The second commandment (about "false idols") follows from the first one. It has nothing to do with insecurity on the part of a harsh, all-commanding deity. On the contrary, it represents a remarkably democratic shift. To see what typical Bronze Age deities were like, one has to look inside ancient Egyptian temples, which were more like today's power stations, keeping the universe operating, than modern churches or synagogues. Priests were technically trained and their temples—closed to the public—were built to sustain an empire's fundamental cosmology. Indeed, ordinary people didn't even have to be cautioned against trying to pray: they were unimportant, and their words weren't going to have any effect. But the Canaan exiles didn't need an empire's cosmological power. They didn't want the sort of idols that would lead some among them to support the pharaohs and kings. Their society was more democratic and access to the divine more open. The God of the ten commandments was the kind that came alive only when the whole population co-operated.

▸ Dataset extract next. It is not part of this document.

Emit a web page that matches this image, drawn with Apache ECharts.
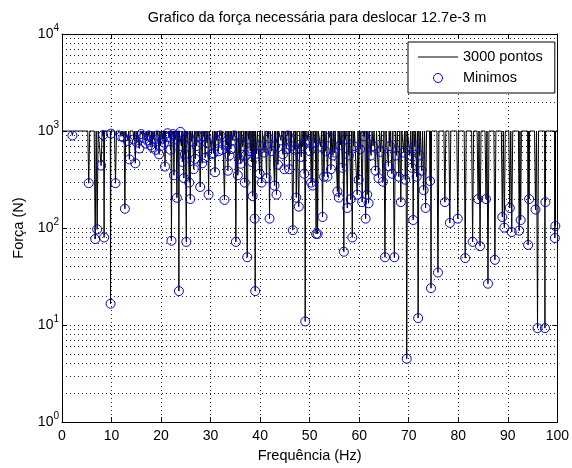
<!DOCTYPE html>
<html><head><meta charset="utf-8">
<script src="https://cdn.jsdelivr.net/npm/echarts@6/dist/echarts.min.js"></script>
<style>html,body{margin:0;padding:0;background:#fff}#c{width:572px;height:468px}</style>
</head><body><div id="c"></div>
<script>
// Minima (blue circles): frequency (Hz) and force (N)
const minFreq = [
  2.1, 5.4, 6.7, 7.1, 7.9, 8.3, 8.5, 9.8, 9.9, 10.8, 11.9, 12.4, 12.7, 13.3, 13.6, 14.5, 14.8, 15.1, 15.6, 16.0,
  16.3, 16.9, 17.2, 17.5, 17.9, 18.2, 18.5, 18.9, 19.2, 19.6, 19.9, 20.3, 20.6, 20.8, 21.3, 21.6, 21.9, 22.1, 22.4, 22.6,
  22.9, 23.2, 23.5, 23.6, 23.9, 24.1, 24.3, 24.6, 24.8, 25.1, 25.3, 25.7, 25.9, 26.2, 26.6, 26.9, 27.2, 27.5, 27.9, 28.3,
  28.6, 28.9, 29.3, 29.6, 30.2, 30.6, 30.9, 31.2, 31.6, 32.0, 32.3, 32.8, 33.2, 33.5, 33.8, 34.1, 34.5, 34.8, 35.1, 35.5,
  35.8, 36.1, 36.5, 36.9, 37.1, 37.4, 37.7, 38.0, 38.3, 38.5, 38.9, 39.0, 39.3, 39.9, 40.0, 40.3, 40.8, 41.3, 41.6, 41.9,
  42.3, 42.9, 43.0, 43.3, 43.6, 44.2, 44.6, 44.9, 45.3, 45.6, 45.9, 46.2, 46.6, 47.0, 47.3, 47.8, 48.3, 48.6, 48.9, 49.1,
  49.5, 50.0, 50.3, 50.6, 51.0, 51.3, 51.6, 52.2, 52.6, 52.9, 53.2, 53.6, 54.0, 54.3, 54.7, 55.0, 55.6, 55.9, 56.2, 56.6,
  56.9, 57.2, 57.6, 57.9, 58.3, 58.6, 58.9, 59.6, 59.9, 60.2, 60.6, 61.0, 61.3, 61.6, 61.9, 62.4, 62.8, 63.3, 63.9, 64.3,
  64.8, 65.2, 65.9, 66.2, 66.6, 67.1, 67.5, 68.0, 68.4, 69.0, 69.3, 69.6, 70.2, 70.6, 70.9, 71.2, 71.6, 71.9, 72.2, 72.6,
  73.0, 73.4, 74.3, 74.5, 75.9, 77.3, 78.3, 79.9, 81.4, 82.9, 84.0, 84.4, 85.6, 86.0, 87.4, 88.9, 89.3, 90.4, 90.8, 92.3,
  92.6, 94.1, 94.3, 95.6, 96.0, 97.5, 97.6, 99.5, 99.6
];
const minForce = [
  900, 290, 77, 97, 440, 910, 80, 16.6, 940, 290, 880, 860, 158, 790, 510, 820, 465, 760, 660, 930,
  850, 740, 800, 900, 712, 680, 820, 640, 900, 575, 700, 820, 760, 430, 950, 860, 640, 74, 930, 350,
  820, 205, 900, 22.4, 980, 700, 480, 327, 575, 72, 850, 294, 199, 780, 404, 517, 700, 880, 265, 465,
  880, 530, 750, 221, 580, 590, 376, 800, 618, 900, 640, 195, 720, 390, 560, 650, 800, 900, 72, 350,
  517, 460, 700, 294, 560, 50, 820, 620, 480, 213, 125, 22.4, 584, 363, 700, 294, 600, 327, 850, 125,
  620, 274, 700, 221, 450, 800, 575, 404, 650, 900, 404, 700, 95, 640, 206, 166, 540, 700, 363, 10.9,
  800, 620, 294, 274, 750, 87, 87, 690, 130, 338, 620, 338, 860, 404, 560, 600, 238, 206, 720, 418,
  57, 820, 161, 560, 199, 80, 700, 221, 315, 650, 185, 880, 125, 221, 180, 560, 700, 390, 327, 610,
  300, 50, 433, 700, 363, 50, 560, 338, 185, 600, 315, 4.5, 560, 418, 121, 700, 338, 11.8, 560, 390,
  246, 161, 305, 24, 34.8, 185, 113, 125, 49, 72, 199, 65, 199, 26.7, 47, 130, 101, 161, 91, 94,
  121, 67, 199, 155, 9.3, 9.3, 185, 79, 105
];
// Saturation level of the 3000-point curve (flat top)
const lineCeiling = 1000;
const xRange = [0, 100];
const xTicks = [0, 10, 20, 30, 40, 50, 60, 70, 80, 90, 100];
const yTicks = [1, 10, 100, 1000, 10000];
const yMinorGrid = [2,3,4,5,6,7,8,9, 20,30,40,50,60,70,80,90, 200,300,400,500,600,700,800,900, 2000,3000,4000,5000,6000,7000,8000,9000];

const FONT = '"Liberation Sans", Arial, sans-serif';

// Build the curve from the minima: flat top, spike down to each minimum
const order = minFreq.map((f, i) => i).sort((a, b) => minFreq[a] - minFreq[b]);
const lineData = [[xRange[0], lineCeiling]];
order.forEach((idx, k) => {
  const f = minFreq[idx];
  const prev = k > 0 ? minFreq[order[k - 1]] : -Infinity;
  const next = k < order.length - 1 ? minFreq[order[k + 1]] : Infinity;
  const w = Math.max(0.02, Math.min(0.2, (f - prev) / 2, (next - f) / 2));
  lineData.push([f - w, lineCeiling], [f, minForce[idx]], [f + w, lineCeiling]);
});
lineData.push([xRange[1], lineCeiling]);
const scatterData = minFreq.map((f, i) => [f, minForce[i]]);

const BLUE = '#0000dd';
const chart = echarts.init(document.getElementById('c'), null, {renderer: 'canvas'});
const dotted = {color: '#222', width: 1, type: [1, 3]};
chart.setOption({
  animation: false,
  backgroundColor: '#fff',
  textStyle: {fontFamily: FONT},
  title: {
    text: 'Grafico da força necessária para deslocar 12.7e-3 m',
    left: 312, top: 5, textAlign: 'center',
    textStyle: {fontFamily: FONT, fontSize: 14.5, fontWeight: 'normal', color: '#000'}
  },
  grid: {left: 62, right: 10, top: 34, bottom: 42, containLabel: false, show: false},
  legend: {
    left: 408, top: 42, orient: 'vertical', z: 10,
    padding: [7, 12, 7, 10], itemGap: 5, itemWidth: 40, itemHeight: 9,
    backgroundColor: '#fff', borderColor: '#000', borderWidth: 1, borderRadius: 0,
    textStyle: {fontFamily: FONT, fontSize: 14.5, color: '#000', lineHeight: 16},
    data: [
      {name: '3000 pontos', icon: 'path://M0,0L40,0L40,1L0,1Z', itemStyle: {color: '#000'}},
      {name: 'Minimos', icon: 'circle', itemStyle: {color: 'rgba(0,0,0,0)', borderColor: BLUE, borderWidth: 1}}
    ]
  },
  xAxis: [{
    type: 'value', min: xRange[0], max: xRange[1], interval: 10,
    name: 'Frequência (Hz)', nameLocation: 'middle', nameGap: 25,
    nameTextStyle: {fontFamily: FONT, fontSize: 14.5, color: '#000'},
    axisLine: {show: true, onZero: false, lineStyle: {color: '#000', width: 1}},
    axisTick: {show: true, inside: true, length: 5, lineStyle: {color: '#000'}},
    axisLabel: {fontFamily: FONT, fontSize: 14, color: '#000', margin: 7,
      formatter: v => xTicks.includes(v) ? String(v) : ''},
    splitLine: {show: true, lineStyle: dotted}
  }, {
    type: 'value', min: xRange[0], max: xRange[1], interval: 10, position: 'top',
    axisLine: {show: true, onZero: false, lineStyle: {color: '#000', width: 1}},
    axisTick: {show: true, inside: true, length: 5, lineStyle: {color: '#000'}},
    axisLabel: {show: false}, splitLine: {show: false}
  }],
  yAxis: [{
    type: 'log', logBase: 10, min: yTicks[0], max: yTicks[yTicks.length - 1], splitNumber: 4,
    name: 'Força (N)', nameLocation: 'middle', nameGap: 35, nameRotate: 90,
    nameTextStyle: {fontFamily: FONT, fontSize: 14.5, color: '#000'},
    axisLine: {show: true, onZero: false, lineStyle: {color: '#000', width: 1}},
    axisTick: {show: true, inside: true, length: 5, lineStyle: {color: '#000'}},
    axisLabel: {
      margin: 3, color: '#000',
      formatter: v => '{b|10}{s|' + Math.round(Math.log10(v)) + '}',
      rich: {
        b: {fontFamily: FONT, fontSize: 14, color: '#000'},
        s: {fontFamily: FONT, fontSize: 10, color: '#000', padding: [0, 0, 11, 0]}
      }
    },
    splitLine: {show: true, lineStyle: dotted}
  }, {
    type: 'log', logBase: 10, min: yTicks[0], max: yTicks[yTicks.length - 1], splitNumber: 4, position: 'right',
    axisLine: {show: true, onZero: false, lineStyle: {color: '#000', width: 1}},
    axisTick: {show: true, inside: true, length: 5, lineStyle: {color: '#000'}},
    axisLabel: {show: false}, splitLine: {show: false}
  }],
  series: [{
    name: 'minorGrid', type: 'line', data: [], z: 1, silent: true,
    markLine: {
      z: 1, silent: true, symbol: ['none', 'none'], label: {show: false}, animation: false,
      lineStyle: dotted, emphasis: {disabled: true},
      data: yMinorGrid.map(v => ({yAxis: v}))
    }
  }, {
    name: '3000 pontos', type: 'line', data: lineData, z: 2,
    symbol: 'none', showSymbol: false, silent: true,
    lineStyle: {color: '#000', width: 1}, itemStyle: {color: '#000'}
  }, {
    name: 'Minimos', type: 'scatter', data: scatterData, z: 3,
    symbol: 'circle', symbolSize: 9, silent: true,
    itemStyle: {color: 'rgba(0,0,0,0)', borderColor: BLUE, borderWidth: 1, opacity: 1}
  }]
});
</script>
</body></html>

Yet what of the third commandment, the one about not taking the Lord's name in vain? Today, we take this to mean something like "thou shalt not swear when a hammer has whacked thine thumb." But that is a much later Calvinist-style distortion: there's plenty of obscenity and swearing in the Bible. Rather, think back to the highland refugees. Any miscreant who "swore" on the authority of the commandments about something he in fact had no intention of doing—such as helping in the next year's harvest—would undermine the trust everyone depended on. It seems a small matter, but this principle had immense consequences later on. When descendants of the original settlers were taken into captivity in Babylon in the 6th century BC, the habit of co-operation that the third commandment fostered helped to create the meeting house—the blueprint of the later Christian church and Muslim mosque. This was unprecedented. Ordinary people weren't supposed to join together, but the third commandment encouraged people to trust each other enough to do so. It is also about humility, a rejection of the hubris involved in presuming to speak on a god's behalf. In this sense, it has performed a function quite opposite to what Hitchens presumes. Many leaders (including Abraham Lincoln) have used it to block anyone invoking God's name to justify their political proposals—a humility one retiring US president would have been wise to consider.
One can go on, but the point should be clear: the fire and brimstone can be avoided simply by sticking to the commandments themselves. Their consistent message is not one of repression, but of freedom: freedom from fear of your possessions being taken; freedom from relentless work; freedom from chaos. Refugees today would seek little more.
Einstein once said that he felt the truths of the universe were like a series of thick, closed volumes waiting in a dimly-lit library. Very occasionally one of us is allowed to step forward, lift one of the age-old books, and get a glimpse of what was written on just a single page. Very little has crossed the dust of 30 centuries to shape us today. The ten commandments have.